I think I figured out now how to put the pics on the right way. yay !!! Lluvia would look so pretty in this colorblock coat ! I know you love the bright pink color. I may get one in a different color for Minnie .... 
Latte has got so much wear out of the LD hoodigans. they help keep her nice and warm. and I do like it over the organic outfits. she wears those all the time too . and Minnie and Tootsie are very comfy in there WL hoodies !!



Habbysmama said:


> All those pics are so cute, i love the pictures of latte in her new coat.


thank you 



Huly said:


> Finally! Love them photos and awesome SS


hehe. I know it. Finally is right !!! thanks Christie


----------



## elaina (Jul 1, 2008)

Chihuahuasloveme said:


> Awesome gifts Latte was spoiled! !
> 
> So glad u figured it out did u go to the geek squad?


thanks Sherri ! yes I did go to the geek squad. a geek helped me figure it out . yay !!! LOL


----------



## Jayda (Jun 15, 2012)

I love Latte's LD outfit. Does she have a top on under the hoodie or is is a dress/skirt. I'm really liking the LD items. They have a great fit!


----------



## elaina (Jul 1, 2008)

Jayda said:


> I love Latte's LD outfit. Does she have a top on under the hoodie or is is a dress/skirt. I'm really liking the LD items. They have a great fit!


She's wearing the organic pants outfit by LD. i love it on her so much i bought it in all 3 colors . . she fits in the size small perfectly and i really love the all in ones on her with the little leg loops. ( if i buy the all in ones with the longer back leg sleeves, her little legs slip out of them, but the ones with the little leg loops fit her perfect ) . she's so comfy in this , she wears it all the time . same thing with the hoodigan. i bought the pink one and loved it so much, i bought her the khaki one too !!

here's the link of the organic pants so you can see which one it is

louisdog ★Organic Pants


----------



## Zorana1125 (Oct 24, 2010)

elaina said:


> Latte says thank you Zorana . It really is a gorgous coat ! I don't know why I didn't get one before, but i'm so happy that Lynda picked this out for Latte ! I really want one for Minnie now. you should get one for Mimi and for Lola


Well Lynda has great taste!
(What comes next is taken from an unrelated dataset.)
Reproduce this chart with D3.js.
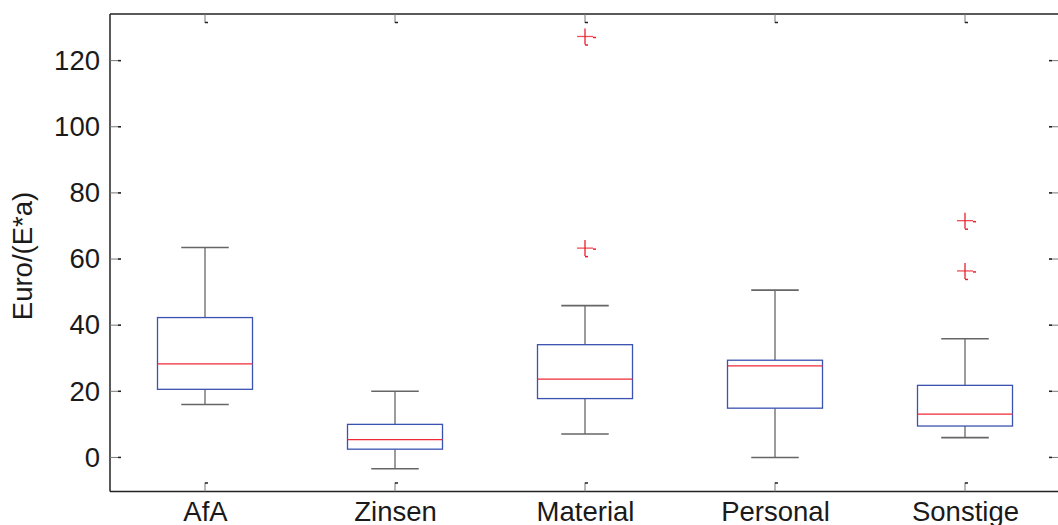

I would raid either of your doggie closets any day!! It looks like a perfect spring coat. ...to be worn in her new fab carrier....mmmmm perfection! 

Sent from Petguide.com Free App


----------



## elaina (Jul 1, 2008)

Zorana1125 said:


> Well Lynda has great taste! I would raid either of your doggie closets any day!! It looks like a perfect spring coat. ...to be worn in her new fab carrier....mmmmm perfection!
> 
> Sent from Petguide.com Free App


yes, she has fantastic taste !!! I would love to raid either your or Lyndas doggie closets . hehe. also there are a couple others on her that I wouldn't mind raiding also . Yes, that coat would be perfect for the spring in her new Gucci carrier. cant wait for spring 

.


----------



## Zorana1125 (Oct 24, 2010)

elaina said:


> yes, she has fantastic taste !!! I would love to raid either your or Lyndas doggie closets . hehe. also there are a couple others on her that I wouldn't mind raiding also . Yes, that coat would be perfect for the spring in her new Gucci carrier. cant wait for spring
> 
> .


So I got my package but I'm at work, bry said they fit her good in length but theyre snug so I hope I can stretch them 

Sent from Petguide.com Free App


----------



## Jayda (Jun 15, 2012)

elaina said:


> She's wearing the organic pants outfit by LD. i love it on her so much i bought it in all 3 colors . . she fits in the size small perfectly and i really love the all in ones on her with the little leg loops. ( if i buy the all in ones with the longer back leg sleeves, her little legs slip out of them, but the ones with the little leg loops fit her perfect ) . she's so comfy in this , she wears it all the time . same thing with the hoodigan. i bought the pink one and loved it so much, i bought her the khaki one too !!
> 
> here's the link of the organic pants so you can see which one it is
> 
> louisdog ★Organic Pants



Hmmmmm, Sapphire is so tolerant of clothes she might be OK with those! Cute.


----------



## Jayda (Jun 15, 2012)

Zorana1125 said:


> So I got my package but I'm at work, bry said they fit her good in length but theyre snug so I hope I can stretch them
> 
> Sent from Petguide.com Free App


Taker here for the follow me, if you can't stretch it!


----------